Situated on the Avon River a couple of hours drive from London, the castle and/or its inhabitants have played a role in pretty much every major event in English history since it was founded in 914 as a modest fortified settled by Ethelfleda, the eldest daughter of Alfred the Great (why had we never heard of her before??). It was subsequently ‘upgraded’ to a wooden hill fort by William the Conqueror in 1068, and a hundred years later into a stone keep castle by King Henry II.
It’s possible to see a lot of the castle in one day but we recommend two days, especially in high season there’s even more activities scheduled and when the lines can be long. Being winter and a weekday, we had the castle largely to ourselves and had a total ball with the benefit of being able to visit a couple of the attractions twice. The fact a castle can keep our kids thoroughly entertained for two straight days speaks volumes.
So, what is there to do? There’s a wonderful Time Tower exhibit that take you through the castle history, Kingmaker exhibit (about Richard Neville’s role in the 15th century English Civil War), Princess Tower, Victorian-era exhibit, gaol, several towers and ramparts to explore (with exploding lungs from all those steps!), and extensive gardens with roaming peacocks.
Many of these exhibits were wonderfully detailed in fully recreated settings complete with realistic wax figures that visitors can freely walk around.
But occupying number ONE position is the Horrible Histories Maze – hilarious and informative.
There are numerous guided talks throughout the day, bird of prey shows (a large kite swooped so low over the tops of our heads it sent us all ducking for cover and anything you might have heard about me squealing is just a vicious rumour), archery and, during peak times, light shows, medieval tournaments and trebuchet demonstrations.

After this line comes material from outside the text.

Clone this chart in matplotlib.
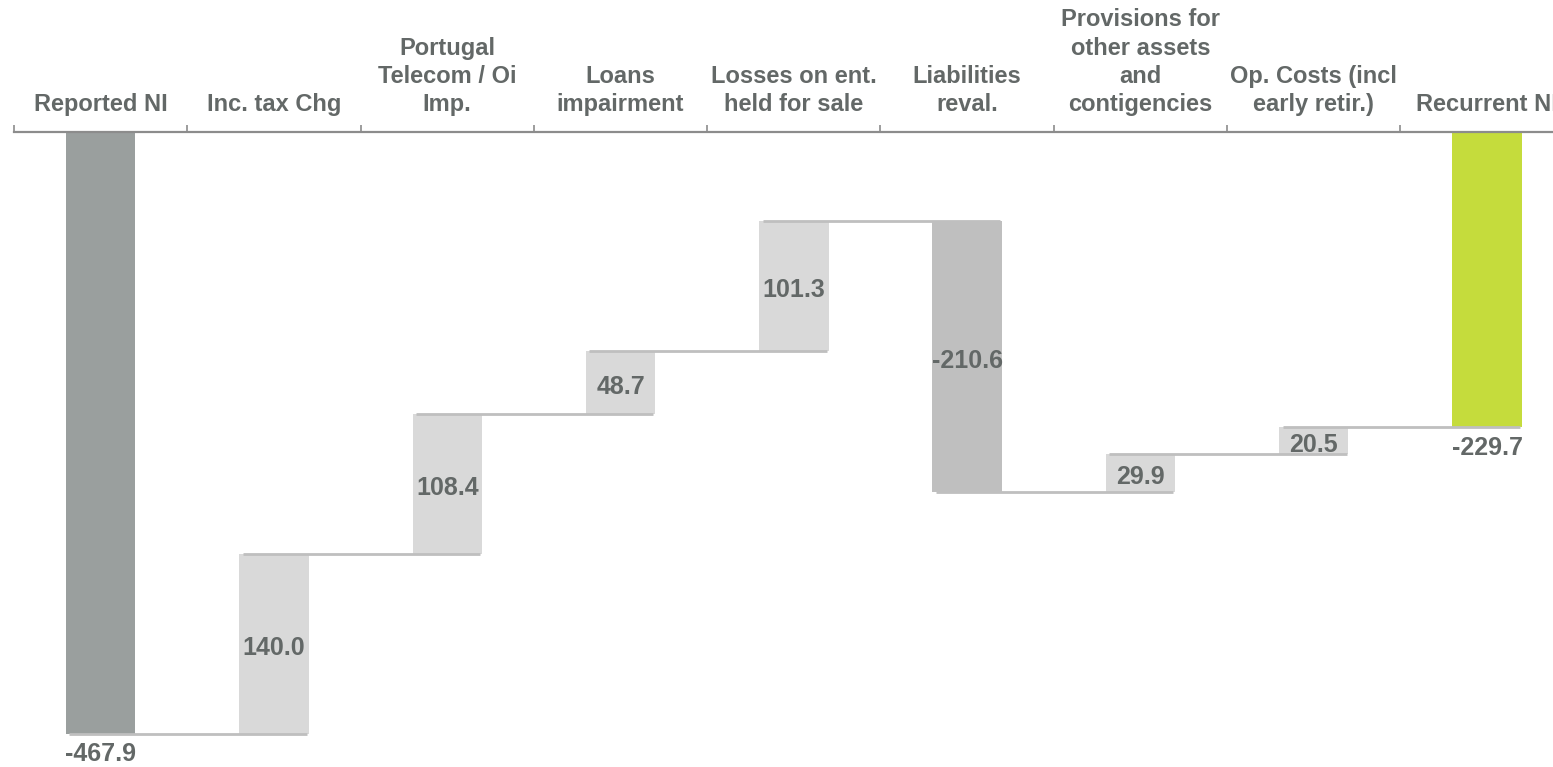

We only steered clear of the live dungeon show on the basis of the age and easily-terrified disposition of our kids.
We stayed overnight in the neighbouring Knights Village, a cluster of modern, comfortable, medieval-themed wooden cabins on a sea of typically green and immaculate lawn dotted with towering trees. We ate at the Village restaurant that evening where their resident knight, Sir Philip, kept the kids busy with a dinner version of ‘knight school’ involving wooden swords and compulsory shouting. He also gave us some useful tips on the best weapons to choose for our next close combat with a vicious Saxon or Viking.
We purchased two days entry plus one-night accommodation – through an online winter deal – for around GBP150 (AUD$280) which was definitely money well spent. Whilst there are many other places to stay in neighbouring towns, we loved the feeling of being immersed in history by staying on-site.
Keep in mind that Warwick Castle is operated by the Merlin Group which runs many of the high-profile attractions, aquariums and theme parks around England (including Legoland and the London Eye). We flirted with the idea of an annual Merlin pass which gives unlimited access to all of them (outside of public and summer holidays), so if you’ve set your sights on doing many things Merlin, this option can definitely save a lot of money (even more so if you’re lucky to nab the passes during one of their sales).